しかして、右事実に、原告名波に対する本件免職処分は同人が共産党員であり、かつ熱心な組合活動家であることを理由とするいわゆるレツド・パージであること、同人が当初から一貫して本件退職勧告並びに免職処分に反対し続けてきたこと、退職手当金を受領したのは、生活費に充てるべく止むなく受領したものであること、その他諸般の事情を勘案すると、前記の如き期間の経過のみを事由として、本訴提起が信義則ないしは権利失効の原則により許されないと非難するのは当らない。
(4) 叙上の理由により、被告の原告名波に対する本件免職処分はその余の点につき判断するまでもなく、無効といわなければならない。
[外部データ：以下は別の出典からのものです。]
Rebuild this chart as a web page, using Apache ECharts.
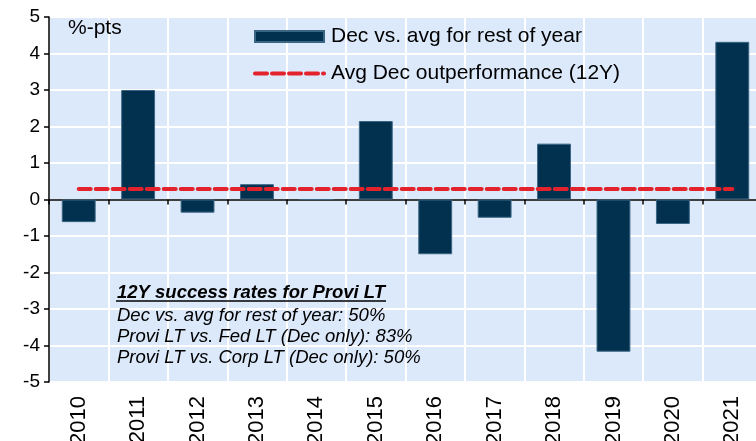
<!DOCTYPE html>
<html>
<head>
<meta charset="utf-8">
<script src="https://cdn.jsdelivr.net/npm/echarts@6/dist/echarts.min.js"></script>
<style>
  html, body { margin: 0; padding: 0; background: #fff; }
  #main { width: 756px; height: 441px; }
</style>
</head>
<body>
<div id="main"></div>
<script>
// data
var years = ['2010', '2011', '2012', '2013', '2014', '2015', '2016', '2017', '2018', '2019', '2020', '2021'];
var decVsAvg = [-0.62, 3.0, -0.36, 0.42, 0, 2.15, -1.5, -0.5, 1.53, -4.17, -0.67, 4.32];
var avgOutperf = [0.29, 0.29, 0.29, 0.29, 0.29, 0.29, 0.29, 0.29, 0.29, 0.29, 0.29, 0.29];
var noteLines = [
  'Dec vs. avg for rest of year: 50%',
  'Provi LT vs. Fed LT (Dec only): 83%',
  'Provi LT vs. Corp LT (Dec only): 50%'
];

var font = 'Arial, "Liberation Sans", sans-serif';
var myChart = echarts.init(document.getElementById('main'));

var option = {
  animation: false,
  textStyle: { fontFamily: font },
  grid: {
    left: 49,
    top: 17,
    width: 713,
    height: 365,
    show: true,
    backgroundColor: '#dce9fb',
    borderWidth: 0,
    outerBoundsMode: 'none',
    containLabel: false
  },
  legend: {
    orient: 'vertical',
    left: 253,
    top: 26,
    padding: 0,
    itemWidth: 69,
    itemHeight: 11,
    itemGap: 16,
    textStyle: { fontSize: 21, color: '#000', fontFamily: font, padding: [0, 0, 0, 2] },
    data: [
      { name: 'Dec vs. avg for rest of year', icon: 'rect' },
      {
        name: 'Avg Dec outperformance (12Y)',
        itemStyle: { opacity: 0 },
        lineStyle: { width: 4, type: [12, 5], cap: 'round', color: '#e3222b' }
      }
    ]
  },
  xAxis: [
    {
      type: 'category',
      data: years,
      position: 'bottom',
      axisLine: { onZero: true, lineStyle: { color: '#000', width: 1.5 } },
      axisTick: { show: true, length: 5, lineStyle: { color: '#000', width: 1.5 } },
      axisLabel: { show: false },
      splitLine: { show: true, interval: 0, lineStyle: { color: '#fff', width: 2 } }
    },
    {
      type: 'category',
      data: years,
      position: 'bottom',
      axisLine: { show: false, onZero: false },
      axisTick: { show: false },
      splitLine: { show: false },
      axisLabel: {
        interval: 0,
        rotate: 90,
        margin: 14,
        fontSize: 22,
        color: '#000',
        fontFamily: font
      }
    }
  ],
  yAxis: {
    type: 'value',
    min: -5,
    max: 5,
    interval: 1,
    axisLine: { show: true, lineStyle: { color: '#000', width: 1.5 } },
    axisTick: { show: true, length: 5, lineStyle: { color: '#000', width: 1.5 } },
    axisLabel: { fontSize: 19, color: '#000', margin: 9, fontFamily: font },
    splitLine: { show: true, lineStyle: { color: '#fff', width: 2 } }
  },
  series: [
    {
      name: 'Dec vs. avg for rest of year',
      type: 'bar',
      data: decVsAvg,
      barWidth: '57%',
      itemStyle: { color: '#02304f', borderColor: '#3a6683', borderWidth: 1 },
      z: 2
    },
    {
      name: 'Avg Dec outperformance (12Y)',
      type: 'line',
      data: avgOutperf,
      symbol: 'none',
      lineStyle: { color: '#e3222b', width: 4, type: [12, 5], cap: 'round' },
      itemStyle: { color: '#e3222b' },
      z: 3
    }
  ],
  graphic: [
    {
      type: 'text', left: 68, top: 18, z: 100,
      style: { text: '%-pts', fontSize: 21, fill: '#000', fontFamily: font }
    },
    {
      type: 'text', left: 117, top: 283, z: 100,
      style: { text: '12Y success rates for Provi LT', fontSize: 18.5, fontWeight: 'bold', fontStyle: 'italic', fill: '#000', fontFamily: font }
    },
    {
      type: 'line', z: 100, shape: { x1: 116, y1: 301, x2: 386, y2: 301 },
      style: { stroke: '#000', lineWidth: 1.5 }
    },
    {
      type: 'text', left: 117, top: 306, z: 100,
      style: { text: noteLines[0], fontSize: 18.5, fontStyle: 'italic', fill: '#000', fontFamily: font }
    },
    {
      type: 'text', left: 117, top: 327, z: 100,
      style: { text: noteLines[1], fontSize: 18.5, fontStyle: 'italic', fill: '#000', fontFamily: font }
    },
    {
      type: 'text', left: 117, top: 348, z: 100,
      style: { text: noteLines[2], fontSize: 18.5, fontStyle: 'italic', fill: '#000', fontFamily: font }
    }
  ]
};

myChart.setOption(option);
</script>
</body>
</html>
従つて、これが無効確認を求める同原告の本訴請求は理由がある。
三、以上の次第で、原告浅沼、同二橋、同鵜野、同小山、同田中、同松永の本件訴はいずれも不適法として却下し、原告村野の本訴請求は理由がなく失当として棄却すべく、原告名波の本訴請求は理由があるので正当としてこれを認容することとし、訴訟費用の負担につき民事訴訟法第八九条、第九三条を適用して主文のとおり判決する。